During the terror, the term "checa" was rarely used by Republicans themselves. It first came into use in the spring of 1937, when anarcho-syndicalists used the term to denounce the conduct of José Cazorla, the police chief of the Madrid Defence Council. After the arrest of CNT member Antonio Verardini, the anarchist newspaper Castilla Libre proclaimed that Cazorla had brought Madrid under the terror of a criminal gang, which it referred to as a checa. In May 1937, as reports about the mistreatment of prisoners surfaced, the Madrid branch of the CNT denounced the "Atocha checa", while the new justice minister Manuel de Irujo pledged to put a stop to prisoner abuse.

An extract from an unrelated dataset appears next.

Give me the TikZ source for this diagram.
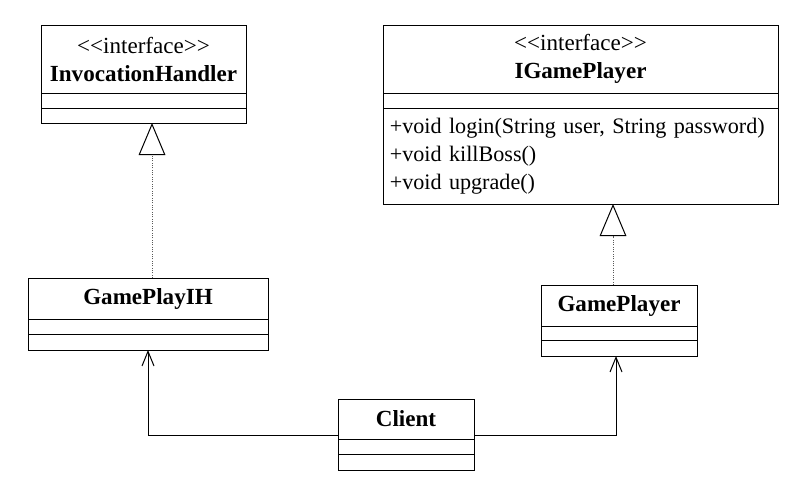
\documentclass[tikz,border=0pt]{standalone}
\usepackage{fontspec}
\setmainfont{Liberation Serif}
\usepackage{tikz}
\usetikzlibrary{positioning,arrows.meta}

\begin{document}
\begin{tikzpicture}[
    x=0.75pt, y=-0.75pt,
    font=\fontsize{17.3}{21}\selectfont,
    line width=0.75pt,
    classhead/.style={draw, rectangle, inner sep=0pt, outer sep=0pt, align=center},
    classpart/.style={draw, rectangle, inner sep=0pt, outer sep=0pt},
    realize/.style={densely dotted, draw=black!65, -{Triangle[open, length=24pt, width=20pt, color=black, line width=0.75pt]}},
    assoc/.style={-{Straight Barb[length=11pt, width=9pt, line width=0.75pt]}}
    ]
    \useasboundingbox (0,0) rectangle (791,501);

    % interfaces
    \node[classhead, minimum width=153.75pt, minimum height=51pt] (ih) at (143.5,59) {<{}<interface>{}>\\\textbf{InvocationHandler}};
    \node[classpart, minimum width=153.75pt, minimum height=11.25pt, below=0pt of ih] (ih-attr) {};
    \node[classpart, minimum width=153.75pt, minimum height=11.25pt, below=0pt of ih-attr] (ih-ops) {};

    \node[classhead, minimum width=296.25pt, minimum height=51pt] (igp) at (580.5,59) {<{}<interface>{}>\\\textbf{IGamePlayer}};
    \node[classpart, minimum width=296.25pt, minimum height=11.25pt, below=0pt of igp] (igp-attr) {};
    \node[classpart, font=\fontsize{16.6}{21}\selectfont, minimum height=72pt, text width=286pt, inner xsep=5.125pt, align=left, below=0pt of igp-attr] (igp-ops) {+void login(String user, String password)\\+void killBoss()\\+void upgrade()};

    % classes
    \node[classhead, minimum width=180pt, minimum height=30.75pt] (gph) at (148,298.5) {\textbf{GamePlayIH}};
    \node[classpart, minimum width=180pt, minimum height=11.25pt, below=0pt of gph] (gph-attr) {};
    \node[classpart, minimum width=180pt, minimum height=12pt, below=0pt of gph-attr] (gph-ops) {};

    \node[classhead, minimum width=117pt, minimum height=30.75pt] (gp) at (619,305.5) {\textbf{GamePlayer}};
    \node[classpart, minimum width=117pt, minimum height=10.5pt, below=0pt of gp] (gp-attr) {};
    \node[classpart, minimum width=117pt, minimum height=12pt, below=0pt of gp-attr] (gp-ops) {};

    \node[classhead, minimum width=102pt, minimum height=30pt] (cl) at (406,419) {\textbf{Client}};
    \node[classpart, minimum width=102pt, minimum height=11.25pt, below=0pt of cl] (cl-attr) {};
    \node[classpart, minimum width=102pt, minimum height=12pt, below=0pt of cl-attr] (cl-ops) {};

    \draw[realize] ([xshift=3pt]gph.north) -- ([xshift=3pt]gph.north |- ih-ops.south);
    \draw[realize] ([xshift=-4.5pt]gp.north) -- ([xshift=-4.5pt]gp.north |- igp-ops.south);
    \draw[assoc] ([yshift=3pt]cl.south west) -| (gph-ops.south);
    \draw[assoc] ([yshift=3pt]cl.south east) -| ([xshift=-2.25pt]gp-ops.south);
\end{tikzpicture}
\end{document}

The term "checa" later gained use among the victorious Nationalist faction and its secret police. The Causa General generally labelled socialist circles within the CPIP as "checas". It described a police station in Buenavista as a "checa", due to the killings that took place there in the winter of 1936 and 1937, while it was under the control of former members of the dissolved CPIP. It also labelled a police squad led by socialist party member David Vázquez Valdovinos as the "Fuencarral checa", although there was no evidence it carried out executions. In 1943, the Causa General claimed to have identified at least 226 checas who had participated in the Red Terror in Madrid. The term later gained use by right-wing revisionist historians such as César Vidal, who used it to portray organised state terrorism following the model of Stalinism.

==History==
In the days that followed the outbreak of the Spanish Civil War, various left-wing political parties in Madrid established their own private police units, which came to be known as checas, to identify and kill suspected fascists. Although they sometimes consulted with each other, these checas were largely independent, responsible only to their own party. They established kangaroo courts to sentence accused fascists to the death penalty, which would be carried out by "special brigades" of ex-criminals. They used the euphemism "dar un paseo" (to go for a ride) to refer to their execution. With permission from the Madrid authorities, the socialist Agapito García Atadell established his own "brigade of criminal investigation" in Castellana and used the archives of the Ministry of the Interior to track down right-wing party members. Most of those who the checas killed were rank-and-file party members, while party leaders themselves were imprisoned.

Public order was eventually restored in the Republican zone, with the Provincial Committee of Public Inquiry (CPIP) being dissolved in November 1936. Santiago Carrillo said his first act as the head of public order on the Madrid Defence Council was to "get rid of those they later called the checas", which he himself called "parallel police". Some checa organisers later took positions of authority within the official Republican police force.